Retype the lines beneath this one, from the first through the line containing "plt.rcParams['font.family'] = ['Liberation". Pictures are left out.

=== Supplied material ===

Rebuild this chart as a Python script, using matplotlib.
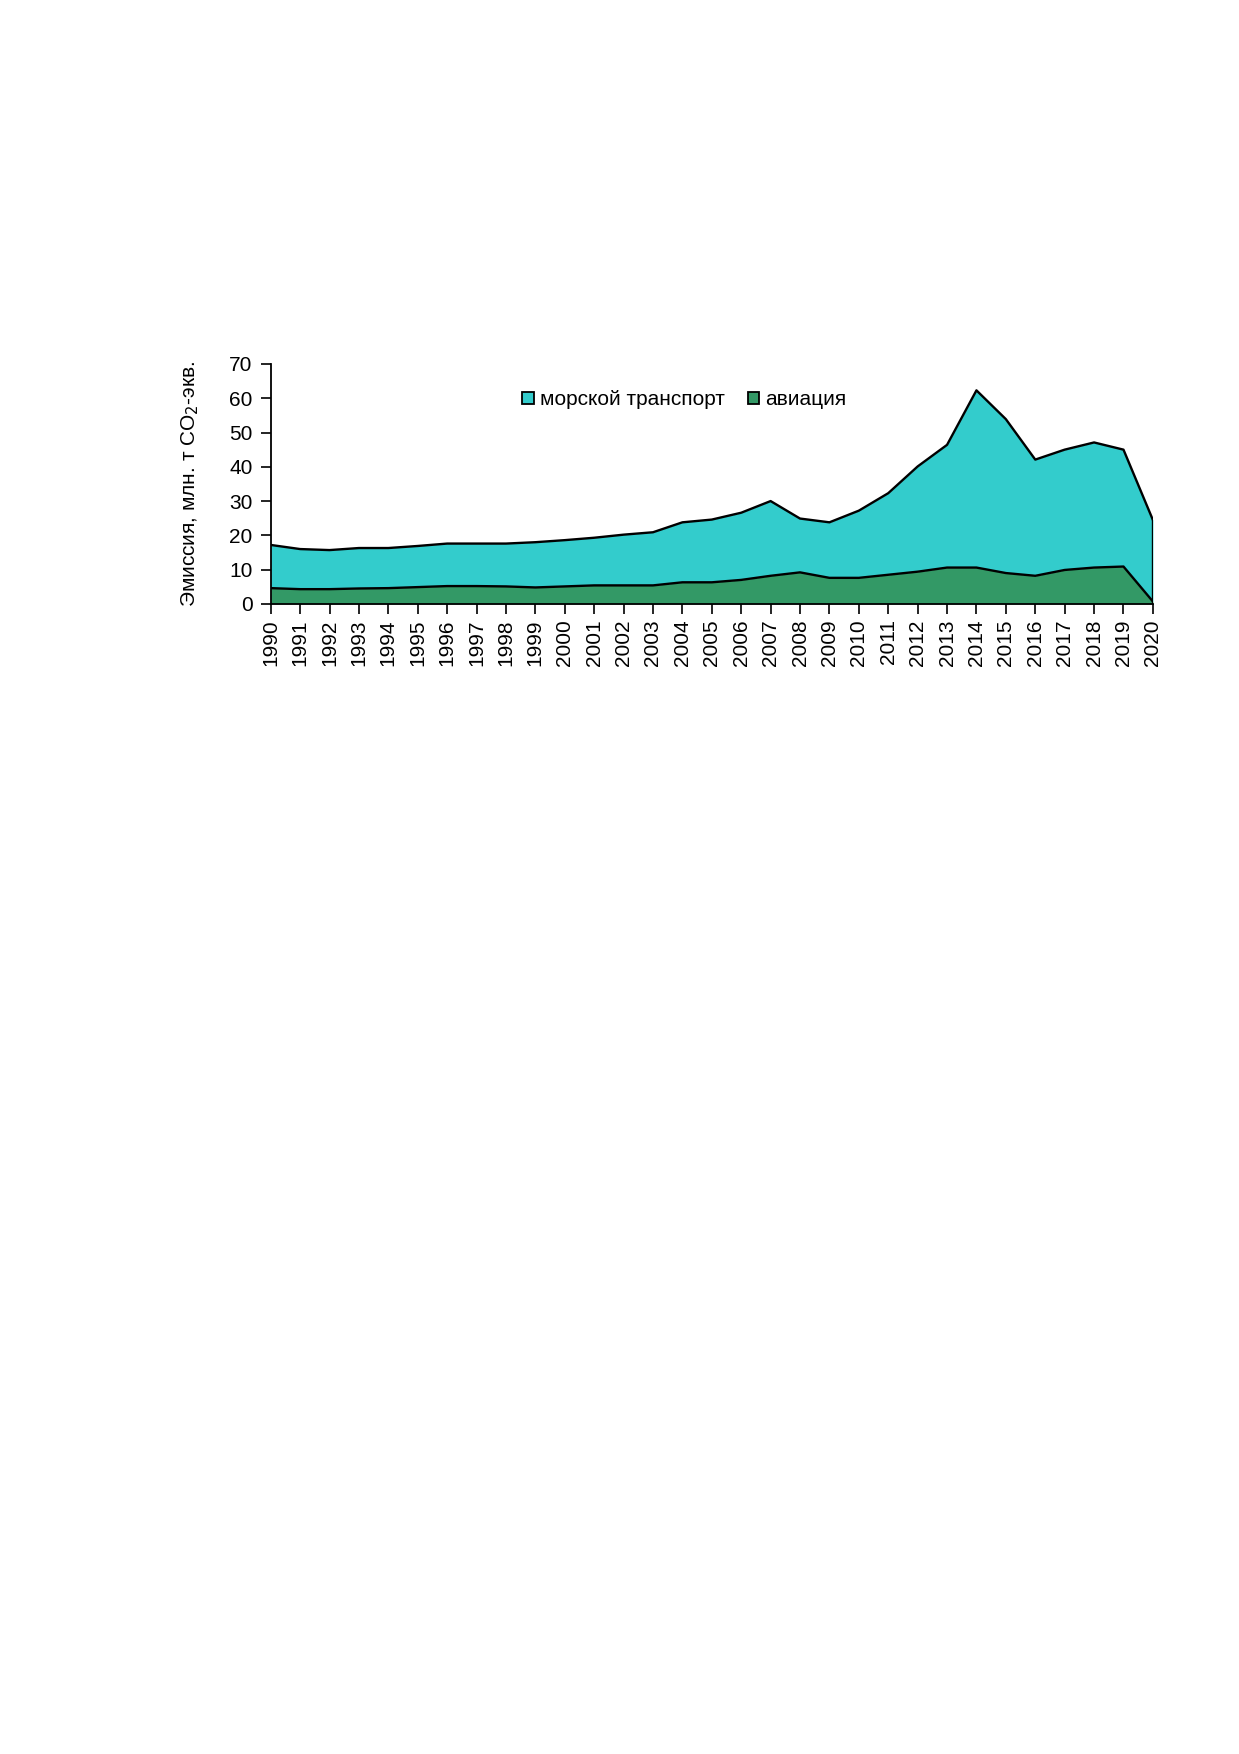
import numpy as np
import matplotlib
matplotlib.use("Agg")
import matplotlib.pyplot as plt
from matplotlib.patches import Patch

plt.rcParams['font.family'] = ['Liberation Sans', 'DejaVu Sans']

# данные (млн. т CO2-экв.)
years = list(range(1990, 2021))
aviation = [4.6, 4.3, 4.3, 4.5, 4.6, 4.9, 5.2, 5.2, 5.1, 4.8,
            5.1, 5.4, 5.4, 5.4, 6.3, 6.3, 7.0, 8.2, 9.2, 7.6,
            7.6, 8.5, 9.4, 10.6, 10.6, 9.0, 8.2, 9.9, 10.6, 10.9,
            0.7]
maritime = [12.6, 11.7, 11.4, 11.8, 11.7, 12.0, 12.4, 12.4, 12.5, 13.2,
            13.5, 13.9, 14.8, 15.5, 17.5, 18.3, 19.6, 21.8, 15.7, 16.2,
            19.6, 23.8, 30.7, 35.8, 51.7, 44.9, 33.9, 35.1, 36.5, 34.1,
            23.8]
labels = ['морской транспорт', 'авиация']
colors = ['#33CCCC', '#339966']

fig = plt.figure(figsize=(12.39, 17.54), dpi=100)
ax = fig.add_axes([0.2185, 0.6557, 0.712, 0.1368])

x = np.arange(len(years))
av = np.array(aviation)
total = av + np.array(maritime)
ax.fill_between(x, av, total, color=colors[0], linewidth=0)
ax.fill_between(x, 0, av, color=colors[1], linewidth=0)
ax.plot(x, total, color='black', lw=1.7)
ax.plot(x, av, color='black', lw=1.7)
ax.plot([x[-1], x[-1]], [0, total[-1]], color='black', lw=1.7)

ax.set_xlim(0, len(years) - 1)
ax.set_ylim(0, 70)
ax.set_yticks(range(0, 71, 10))
ax.set_xticks(x)
ax.set_xticklabels([str(y) for y in years], rotation=90)
ax.tick_params(labelsize=15, length=7, width=1.2, direction='out')
ax.tick_params(axis='y', pad=6)
ax.tick_params(axis='x', pad=4)
for s in ['top', 'right']:
    ax.spines[s].set_visible(False)
for s in ['left', 'bottom']:
    ax.spines[s].set_linewidth(1.3)

ax.set_ylabel('Эмиссия, млн. т CO$_2$-экв.', fontsize=15)
ax.yaxis.set_label_coords(-0.079, 0.5)

handles = [Patch(facecolor=c, edgecolor='black', lw=1.3) for c in colors]
ax.legend(handles, labels, loc='center', bbox_to_anchor=(0.469, 0.85), ncol=2,
          frameon=False, fontsize=15, handlelength=0.55, handleheight=0.55,
          handletextpad=0.3, columnspacing=1.1, borderpad=0)

fig.savefig('out.png', dpi=100)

===

Answer to this exercise>
Rebuild this chart as a Python script, using matplotlib.
import numpy as np
import matplotlib
matplotlib.use("Agg")
import matplotlib.pyplot as plt
from matplotlib.patches import Patch

plt.rcParams['font.family'] = ['Liberation Sans', 'DejaVu Sans']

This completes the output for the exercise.